Have you ever written, spoken, drawn, molded, shaped, sewed, welded, or taught something, only to discover you were not the first? That your creation was derivative? Maybe deeply so?
It is a painful experience, especially when the work of the lone inventor, the creative genius, seems so vital. Across the crucibles of human progress, Mars, climate change, the internet, the world seems to be dragged forward by mavericks. The word innovation is now everywhere, and if my LinkedIn news feed is any indicator, it is here to stay.
Still, if we pause as our ego deflates, we might ask, what does it really mean to be original?
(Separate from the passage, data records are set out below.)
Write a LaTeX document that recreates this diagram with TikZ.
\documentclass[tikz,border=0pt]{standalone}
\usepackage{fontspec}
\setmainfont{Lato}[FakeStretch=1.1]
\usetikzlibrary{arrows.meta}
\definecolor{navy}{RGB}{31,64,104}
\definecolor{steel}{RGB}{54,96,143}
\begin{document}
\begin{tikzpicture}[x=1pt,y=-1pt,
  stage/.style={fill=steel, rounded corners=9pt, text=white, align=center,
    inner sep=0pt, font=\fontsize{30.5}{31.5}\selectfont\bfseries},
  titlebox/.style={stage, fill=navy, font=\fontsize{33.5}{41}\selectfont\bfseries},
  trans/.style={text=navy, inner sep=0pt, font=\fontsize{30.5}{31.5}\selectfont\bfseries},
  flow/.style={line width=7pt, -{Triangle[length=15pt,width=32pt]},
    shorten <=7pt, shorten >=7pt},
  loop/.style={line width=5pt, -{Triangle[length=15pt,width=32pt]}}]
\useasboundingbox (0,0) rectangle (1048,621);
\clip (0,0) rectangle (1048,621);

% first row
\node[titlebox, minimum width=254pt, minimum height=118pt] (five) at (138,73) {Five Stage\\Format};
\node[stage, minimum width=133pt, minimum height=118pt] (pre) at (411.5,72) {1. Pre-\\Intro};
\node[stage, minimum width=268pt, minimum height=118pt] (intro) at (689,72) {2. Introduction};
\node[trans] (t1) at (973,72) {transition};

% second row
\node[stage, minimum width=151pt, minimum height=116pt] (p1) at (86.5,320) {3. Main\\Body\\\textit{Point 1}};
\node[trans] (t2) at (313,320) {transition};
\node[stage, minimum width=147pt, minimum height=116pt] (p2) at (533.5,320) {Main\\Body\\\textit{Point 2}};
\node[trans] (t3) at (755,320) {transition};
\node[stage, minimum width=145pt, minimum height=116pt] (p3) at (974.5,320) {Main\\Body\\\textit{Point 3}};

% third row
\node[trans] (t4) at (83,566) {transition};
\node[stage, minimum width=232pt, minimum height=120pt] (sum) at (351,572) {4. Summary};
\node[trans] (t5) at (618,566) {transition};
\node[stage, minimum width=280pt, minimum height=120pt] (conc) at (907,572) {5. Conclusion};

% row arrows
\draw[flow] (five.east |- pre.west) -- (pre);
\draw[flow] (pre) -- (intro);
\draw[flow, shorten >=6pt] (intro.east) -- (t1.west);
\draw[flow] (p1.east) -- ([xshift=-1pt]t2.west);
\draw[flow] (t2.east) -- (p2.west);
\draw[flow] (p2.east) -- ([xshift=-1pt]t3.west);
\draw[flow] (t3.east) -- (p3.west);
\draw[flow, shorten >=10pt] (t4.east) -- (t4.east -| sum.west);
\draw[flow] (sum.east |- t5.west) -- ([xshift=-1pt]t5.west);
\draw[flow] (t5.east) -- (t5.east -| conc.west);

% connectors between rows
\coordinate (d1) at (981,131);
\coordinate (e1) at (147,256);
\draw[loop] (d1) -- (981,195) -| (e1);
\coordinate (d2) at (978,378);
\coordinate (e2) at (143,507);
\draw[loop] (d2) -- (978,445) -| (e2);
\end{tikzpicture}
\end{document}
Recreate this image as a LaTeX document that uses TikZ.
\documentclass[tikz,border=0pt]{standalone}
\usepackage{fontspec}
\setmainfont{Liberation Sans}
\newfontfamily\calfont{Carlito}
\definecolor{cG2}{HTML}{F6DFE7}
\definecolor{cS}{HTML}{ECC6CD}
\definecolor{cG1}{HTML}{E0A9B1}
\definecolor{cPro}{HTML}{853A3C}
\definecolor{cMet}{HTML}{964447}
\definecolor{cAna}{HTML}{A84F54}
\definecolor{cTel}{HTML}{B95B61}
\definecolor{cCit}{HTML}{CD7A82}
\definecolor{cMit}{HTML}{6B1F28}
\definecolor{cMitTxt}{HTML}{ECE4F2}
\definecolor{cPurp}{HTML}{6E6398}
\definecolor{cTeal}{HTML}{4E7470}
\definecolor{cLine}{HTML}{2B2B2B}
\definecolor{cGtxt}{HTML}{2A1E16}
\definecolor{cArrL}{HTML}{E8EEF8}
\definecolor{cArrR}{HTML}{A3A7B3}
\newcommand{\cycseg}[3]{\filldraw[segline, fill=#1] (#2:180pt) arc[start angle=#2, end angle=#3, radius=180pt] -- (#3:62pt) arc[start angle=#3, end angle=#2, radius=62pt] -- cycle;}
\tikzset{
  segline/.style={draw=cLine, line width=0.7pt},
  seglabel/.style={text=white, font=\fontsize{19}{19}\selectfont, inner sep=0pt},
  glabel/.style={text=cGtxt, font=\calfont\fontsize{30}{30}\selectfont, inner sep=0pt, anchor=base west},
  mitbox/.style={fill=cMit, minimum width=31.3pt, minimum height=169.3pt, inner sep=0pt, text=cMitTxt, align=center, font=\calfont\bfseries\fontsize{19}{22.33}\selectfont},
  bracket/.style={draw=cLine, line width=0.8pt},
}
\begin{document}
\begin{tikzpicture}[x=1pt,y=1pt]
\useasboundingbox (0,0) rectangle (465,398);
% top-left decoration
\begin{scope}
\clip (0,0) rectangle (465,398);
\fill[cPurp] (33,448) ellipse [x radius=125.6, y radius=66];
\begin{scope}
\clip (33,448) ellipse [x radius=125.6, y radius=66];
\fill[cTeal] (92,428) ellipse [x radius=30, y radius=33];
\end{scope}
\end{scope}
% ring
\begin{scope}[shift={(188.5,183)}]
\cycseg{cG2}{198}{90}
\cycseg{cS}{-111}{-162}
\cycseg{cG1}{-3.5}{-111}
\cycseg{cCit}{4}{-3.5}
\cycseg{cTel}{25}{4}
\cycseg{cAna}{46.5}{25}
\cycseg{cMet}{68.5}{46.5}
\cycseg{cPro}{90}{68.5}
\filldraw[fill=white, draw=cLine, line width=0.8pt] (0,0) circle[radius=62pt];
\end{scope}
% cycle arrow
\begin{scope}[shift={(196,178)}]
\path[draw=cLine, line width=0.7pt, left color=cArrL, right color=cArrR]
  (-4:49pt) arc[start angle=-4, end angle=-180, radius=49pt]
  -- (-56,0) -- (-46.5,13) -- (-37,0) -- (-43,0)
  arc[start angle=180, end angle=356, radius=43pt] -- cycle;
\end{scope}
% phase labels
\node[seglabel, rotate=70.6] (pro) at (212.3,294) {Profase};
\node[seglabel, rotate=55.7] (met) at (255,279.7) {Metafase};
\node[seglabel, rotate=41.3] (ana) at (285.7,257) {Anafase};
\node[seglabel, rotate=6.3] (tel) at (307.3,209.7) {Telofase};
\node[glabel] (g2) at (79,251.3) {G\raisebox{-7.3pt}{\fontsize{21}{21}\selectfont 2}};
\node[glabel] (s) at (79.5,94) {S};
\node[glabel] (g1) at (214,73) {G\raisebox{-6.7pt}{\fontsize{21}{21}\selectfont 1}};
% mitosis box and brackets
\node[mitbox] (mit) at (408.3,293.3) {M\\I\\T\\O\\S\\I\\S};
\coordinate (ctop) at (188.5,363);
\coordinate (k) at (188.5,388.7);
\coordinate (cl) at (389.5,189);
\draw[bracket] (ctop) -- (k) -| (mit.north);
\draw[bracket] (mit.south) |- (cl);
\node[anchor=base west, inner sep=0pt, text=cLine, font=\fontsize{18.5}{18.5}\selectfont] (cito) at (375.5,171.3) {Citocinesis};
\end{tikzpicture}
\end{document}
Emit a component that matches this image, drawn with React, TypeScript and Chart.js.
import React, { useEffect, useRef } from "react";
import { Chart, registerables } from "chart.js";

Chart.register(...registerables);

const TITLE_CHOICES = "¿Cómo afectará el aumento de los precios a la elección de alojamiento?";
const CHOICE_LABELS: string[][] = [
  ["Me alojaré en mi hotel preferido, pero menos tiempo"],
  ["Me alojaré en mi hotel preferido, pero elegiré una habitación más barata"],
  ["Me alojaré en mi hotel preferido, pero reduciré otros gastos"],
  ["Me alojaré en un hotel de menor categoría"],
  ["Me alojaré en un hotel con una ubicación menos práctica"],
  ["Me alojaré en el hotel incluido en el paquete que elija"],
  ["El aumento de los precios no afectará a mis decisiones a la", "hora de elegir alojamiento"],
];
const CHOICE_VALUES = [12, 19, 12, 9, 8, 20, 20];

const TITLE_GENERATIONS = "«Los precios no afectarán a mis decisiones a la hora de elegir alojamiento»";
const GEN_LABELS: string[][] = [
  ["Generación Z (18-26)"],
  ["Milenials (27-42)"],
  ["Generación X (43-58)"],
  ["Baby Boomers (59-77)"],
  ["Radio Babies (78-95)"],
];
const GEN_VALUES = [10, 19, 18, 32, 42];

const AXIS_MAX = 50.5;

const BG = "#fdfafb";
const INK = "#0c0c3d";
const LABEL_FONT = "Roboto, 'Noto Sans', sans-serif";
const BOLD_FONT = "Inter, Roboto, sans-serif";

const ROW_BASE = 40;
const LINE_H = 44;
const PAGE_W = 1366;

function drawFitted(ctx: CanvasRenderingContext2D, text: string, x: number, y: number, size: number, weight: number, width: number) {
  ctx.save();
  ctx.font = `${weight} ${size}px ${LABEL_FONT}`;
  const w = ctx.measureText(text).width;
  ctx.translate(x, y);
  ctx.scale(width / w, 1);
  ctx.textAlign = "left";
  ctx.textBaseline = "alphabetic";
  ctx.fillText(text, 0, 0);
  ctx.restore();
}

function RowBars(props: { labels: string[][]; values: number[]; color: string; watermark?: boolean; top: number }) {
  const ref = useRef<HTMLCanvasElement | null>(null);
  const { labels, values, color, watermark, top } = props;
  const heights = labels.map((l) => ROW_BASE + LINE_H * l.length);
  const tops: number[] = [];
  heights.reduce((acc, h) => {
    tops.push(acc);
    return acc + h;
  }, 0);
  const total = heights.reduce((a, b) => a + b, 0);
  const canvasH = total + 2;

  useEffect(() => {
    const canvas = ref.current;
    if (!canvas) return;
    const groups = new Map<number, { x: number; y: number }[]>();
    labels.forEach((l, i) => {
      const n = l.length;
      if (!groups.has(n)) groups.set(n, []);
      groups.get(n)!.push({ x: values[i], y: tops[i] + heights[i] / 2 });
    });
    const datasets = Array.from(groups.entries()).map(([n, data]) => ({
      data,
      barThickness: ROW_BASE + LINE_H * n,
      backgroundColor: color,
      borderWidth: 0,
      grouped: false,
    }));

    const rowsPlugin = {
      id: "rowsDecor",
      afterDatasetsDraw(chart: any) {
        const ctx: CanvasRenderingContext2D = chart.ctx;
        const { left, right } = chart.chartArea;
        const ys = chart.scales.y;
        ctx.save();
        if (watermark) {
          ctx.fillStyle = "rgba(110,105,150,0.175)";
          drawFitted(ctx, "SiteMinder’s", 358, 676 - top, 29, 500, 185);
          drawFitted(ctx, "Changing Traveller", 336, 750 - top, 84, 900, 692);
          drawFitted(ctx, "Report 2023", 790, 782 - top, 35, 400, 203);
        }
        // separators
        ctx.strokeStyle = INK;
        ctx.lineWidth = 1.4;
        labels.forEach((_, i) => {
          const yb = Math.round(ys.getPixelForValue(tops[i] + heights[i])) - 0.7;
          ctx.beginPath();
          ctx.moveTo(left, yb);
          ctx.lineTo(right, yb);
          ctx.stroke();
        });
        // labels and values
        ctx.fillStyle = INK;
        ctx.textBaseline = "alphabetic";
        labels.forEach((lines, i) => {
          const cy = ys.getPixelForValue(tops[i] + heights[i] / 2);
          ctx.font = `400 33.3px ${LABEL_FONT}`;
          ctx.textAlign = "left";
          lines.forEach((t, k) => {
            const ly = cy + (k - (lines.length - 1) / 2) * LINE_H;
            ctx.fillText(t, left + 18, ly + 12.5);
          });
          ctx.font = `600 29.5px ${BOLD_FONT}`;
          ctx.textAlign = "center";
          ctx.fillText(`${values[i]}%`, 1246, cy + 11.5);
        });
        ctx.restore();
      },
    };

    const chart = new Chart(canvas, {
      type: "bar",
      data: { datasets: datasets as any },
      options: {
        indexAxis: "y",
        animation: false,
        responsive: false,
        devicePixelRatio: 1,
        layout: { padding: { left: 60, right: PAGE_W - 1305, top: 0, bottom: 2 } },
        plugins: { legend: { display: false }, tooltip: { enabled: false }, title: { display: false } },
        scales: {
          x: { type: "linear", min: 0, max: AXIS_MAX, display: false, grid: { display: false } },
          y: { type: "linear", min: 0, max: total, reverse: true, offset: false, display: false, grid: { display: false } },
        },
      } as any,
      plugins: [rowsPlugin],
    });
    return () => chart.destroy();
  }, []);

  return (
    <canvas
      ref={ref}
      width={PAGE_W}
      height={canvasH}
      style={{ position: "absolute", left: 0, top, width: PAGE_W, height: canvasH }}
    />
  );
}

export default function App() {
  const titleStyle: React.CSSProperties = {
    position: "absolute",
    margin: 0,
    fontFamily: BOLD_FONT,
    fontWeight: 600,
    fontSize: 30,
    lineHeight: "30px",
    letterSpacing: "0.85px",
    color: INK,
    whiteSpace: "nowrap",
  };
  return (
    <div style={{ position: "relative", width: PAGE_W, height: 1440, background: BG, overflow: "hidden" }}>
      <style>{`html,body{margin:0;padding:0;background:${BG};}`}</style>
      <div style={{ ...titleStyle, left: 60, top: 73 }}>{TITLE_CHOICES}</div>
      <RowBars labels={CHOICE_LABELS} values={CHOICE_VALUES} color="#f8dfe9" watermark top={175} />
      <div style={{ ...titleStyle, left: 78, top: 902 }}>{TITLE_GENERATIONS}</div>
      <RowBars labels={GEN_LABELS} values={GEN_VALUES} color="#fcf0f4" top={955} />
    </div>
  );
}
What does it mean to be original?
The question is taken up in this wonderful piece on literary imitation in the London Review of Books. The focus is writing, and the millennia long struggle with one’s literary predecessors. It charts how attitudes towards imitation have changed over time, from venerating historical influence. to hiding it.
The author pits Harold Bloom, who believed one’s predecessors must be struggled against before finally being overcome, and Burrow, who thought influence was inescapable and to be cherished.

And

In The Mathematical Experience, the authors ask a similar question: where should credit for mathematical discovery lie, the lone creative genius or the society that surrounds them? Here the tension is between the individual and their community, not their ancestry. The authors defer to William James, in his essay “Great Men and Their Environment:”
The community stagnates without the impulse of the individual; the impulse dies away without the sympathy of the community
Since originality is always in dialogue with ancestry and community, make sure to write them a letter of thanks.
I suspect we overemphasize the importance light-bulb-moment, bolt of lightning type creativity. The world is drowning in original thought, just in academia, hundreds of thousands of new PhD’s are minted each year. This rate of production, paired with our short lives and even shorter attention spans, means most information is immediately condemned to be forgotten. A 17th-century manuscript, wedged in a dusty corner of a provincial library is not lost, but it might as well be. For information to persist in a useful manner it must be passed on, it must circulate through the social body. In an information dense world, originality is nothing without transmission.
In an information dense world, those who search, filter, interpret, and apply are vital. Nor are interpretation and application mere rote tasks. Each generation re-imbues what it receives with new meaning. Application is not object-paste-surface so much as creative re-imagination – or at least it can be.